In 1969 Porteous published Topological Geometry with Van Nostrand Reinhold and Company. It was reviewed in Mathematical Reviews by J. Eells, who interpreted it as a three-term textbook for a sequence in abstract algebra, geometric algebra, and differential calculus in Euclidean and Banach spaces and on manifolds. Eells says "Surely this book is the product of substantial thought and care, both from the standpoints of consistent mathematical presentation and of student's pedagogical requirements." In 1981 a second edition was published with Cambridge University Press.

==Later career and works==
In 1995 Ian Porteous published Clifford Algebras and the Classical Groups which was reviewed by Peter R. Law. In praise, Law says "Porteous' presentation of the subject matter sets a standard by which others may be judged." The book has 24 chapters including 8:quaternions, 13:The classical groups, 15:Clifford algebras, 16:Spin groups, 17:Conjugation, 20:Topological spaces, 21:Manifolds, 22:Lie groups. In the preface Porteous acknowledges the contribution of his master's degree student Tony Hampson and anticipatory work by Terry Wall. See references to a link where misprints may be found.

The textbook Geometric Differentiation (1994) is a modern, elementary study of differential geometry. The subtitle, "for the intelligence of curves and surfaces" indicates its extent in the differential geometry of curves and differential geometry of surfaces.
The review by D.R.J. Chillingworth says it is "aimed at advanced undergraduates or beginning graduate students in mathematics..." Chillingworth notes "a peculiar feature of the book is its use of compact notation for differentiation using numerical subscripts that allow tidy presentation of calculations." For instance, Porteous gives Faa di Bruno's formula.

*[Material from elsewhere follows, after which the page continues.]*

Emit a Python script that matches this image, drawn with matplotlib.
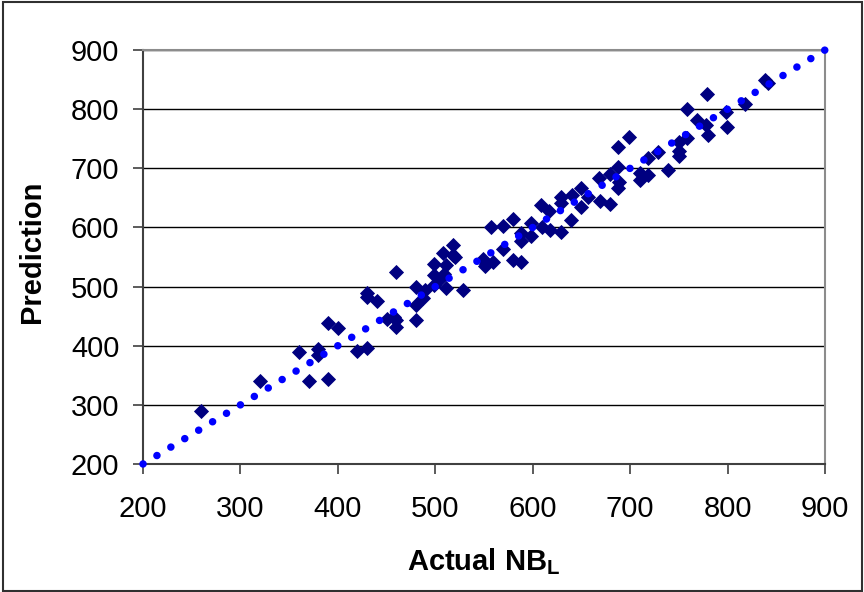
"""
Actual NB_L vs Prediction scatter, with y = x reference line
"""

import matplotlib

matplotlib.use("Agg")
import matplotlib.pyplot as plt
from matplotlib.patches import Rectangle

plt.rcParams["font.family"] = ["Liberation Sans", "DejaVu Sans"]
plt.rcParams["mathtext.fontset"] = "custom"
plt.rcParams["mathtext.rm"] = "Liberation Sans"
plt.rcParams["mathtext.bf"] = "Liberation Sans:bold"

# 读图估计的数据点 (actual, predicted)
actual = [
    260, 320, 360, 370, 380, 380, 390, 400, 390, 420,
    430, 430, 430, 440, 450, 458, 460, 460, 460,
    480, 480, 480, 487, 489, 499, 499, 499, 504, 508,
    511, 509, 511, 518, 518, 520, 528,
    549, 551, 552, 559, 557, 569, 580, 569, 580, 588,
    588, 588, 598, 598, 609, 610, 617, 618, 629, 629,
    629, 639, 640, 650, 650, 657, 668, 669, 679, 679,
    688, 688, 689, 688, 699, 710, 710, 718, 718, 729,
    739, 750, 750, 750, 758, 758, 769, 778, 780, 779,
    799, 798, 818, 838, 842,
]
predicted = [
    290, 340, 390, 340, 395, 384, 438, 430, 344, 391,
    396, 489, 482, 475, 446, 448, 432, 525, 443,
    500, 468, 444, 480, 494, 539, 520, 503, 511, 556,
    536, 522, 497, 570, 553, 550, 494,
    547, 534, 539, 542, 600, 602, 615, 563, 545, 542,
    590, 577, 586, 607, 638, 601, 627, 596, 593, 641,
    652, 612, 655, 666, 634, 652, 683, 644, 640, 691,
    703, 666, 677, 736, 753, 692, 680, 689, 717, 728,
    697, 745, 730, 720, 752, 801, 782, 773, 756, 825,
    770, 796, 809, 849, 845,
]

# 参考线 y = x
line_x = [200, 900]
line_y = [200, 900]

ticks = [200, 300, 400, 500, 600, 700, 800, 900]

fig = plt.figure(figsize=(8.64, 5.92), dpi=100)
ax = fig.add_axes([143 / 864, 1 - 464 / 592, (825 - 143) / 864, (464 - 50) / 592])

ax.set_xlim(200, 900)
ax.set_ylim(200, 900)
ax.set_xticks(ticks)
ax.set_yticks(ticks)

ax.yaxis.grid(True, color="black", linewidth=1.0)
ax.set_axisbelow(True)

ax.plot(
    actual,
    predicted,
    linestyle="none",
    marker="D",
    markersize=7.0,
    color="#000080",
    markeredgecolor="#000080",
    markeredgewidth=0.6,
    zorder=3,
)
ax.plot(
    line_x,
    line_y,
    color="#0000ff",
    linewidth=5.4,
    linestyle=(0, (0.01, 2.16)),
    dash_capstyle="round",
    zorder=4,
    clip_on=False,
)

for side in ["left", "bottom"]:
    ax.spines[side].set_color("#404040")
    ax.spines[side].set_linewidth(1.5)
for side in ["top", "right"]:
    ax.spines[side].set_color("#8c8c8c")
    ax.spines[side].set_linewidth(1.5)

ax.tick_params(
    axis="both",
    direction="out",
    length=7,
    width=1.2,
    color="#404040",
    labelsize=21,
)
ax.tick_params(axis="x", pad=15)
ax.tick_params(axis="y", pad=10)

fig.text(
    484 / 864,
    1 - 570 / 592,
    r"Actual NB$_{\mathbf{L}}$",
    ha="center",
    va="baseline",
    fontsize=21,
    fontweight="bold",
)
fig.text(
    31.5 / 864,
    1 - 252 / 592,
    "Prediction",
    ha="center",
    va="center",
    rotation=90,
    fontsize=21,
    fontweight="bold",
)

# 外框
fig.patches.append(
    Rectangle(
        (2.5 / 864, 1.5 / 592),
        1 - 5 / 864,
        1 - 3 / 592,
        transform=fig.transFigure,
        fill=False,
        edgecolor="#303030",
        linewidth=1.5,
    )
)

fig.savefig("out.png", dpi=100)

Furthermore, the reviewer notes that this mathematics has "connections to optics, kinematics and architecture as well as (more recently) geology, tomography, computer vision and face-recognition."
These applications follow from the theories of contact, umbilical points, ridges, germs, and cusps. Porteous has suggestions for readers wanting to know more about singularity theory. The underlying theme is the study of critical points of appropriate distance-squared functions. A second edition was published in 2001, where the author was able to report on related work by Vladimir Arnold on spherical curves. In fact, Porteous had translated Arnold's paper from the Russian.

==Death and legacy==
Porteous' commitment to mathematics education can be seen through the work of his charity "Mathematical Education on Merseyside" (see references). As recounted in the book Challenging Mathematics, in 1978 Giblin and Porteous began to organise a Challenge competition for first and second formers in secondary school. By 1989 they were drawing 3,500 participants each year. The competition was held over two weekends in the Spring Term. Students considered six questions in each round. Marking was arranged through the mathematics department of Liverpool University, and prizes were awarded at "an evening of mathematical recreation". Broad participation was encouraged by making half the problems widely accessible. Solutions to the problems appear in their book.

Beyond mathematics, Porteous enjoyed hill-walking and sang in his church choir. He served as a Liberal councillor on Liverpool City Council from 1974 to 1978.

He died suddenly of a suspected heart attack on 30 January 2011.

==Selected publications==
- Porteous, Ian R. (1981). "Topological Geometry"
- Porteous, Ian R. (1995). "Clifford Algebras and the Classical Groups"
- Porteous, Ian R. (2001). "Geometric Differentiation, For the Intelligence of Curves and Surfaces"
- Giblin, P.J. (1990). "Challenging Mathematics"
- Vladimir Arnold (1995) "The geometry of spherical curves and the algebra of quaternions", translated by Ian Porteous, Russian Mathematical Surveys 50:1–68.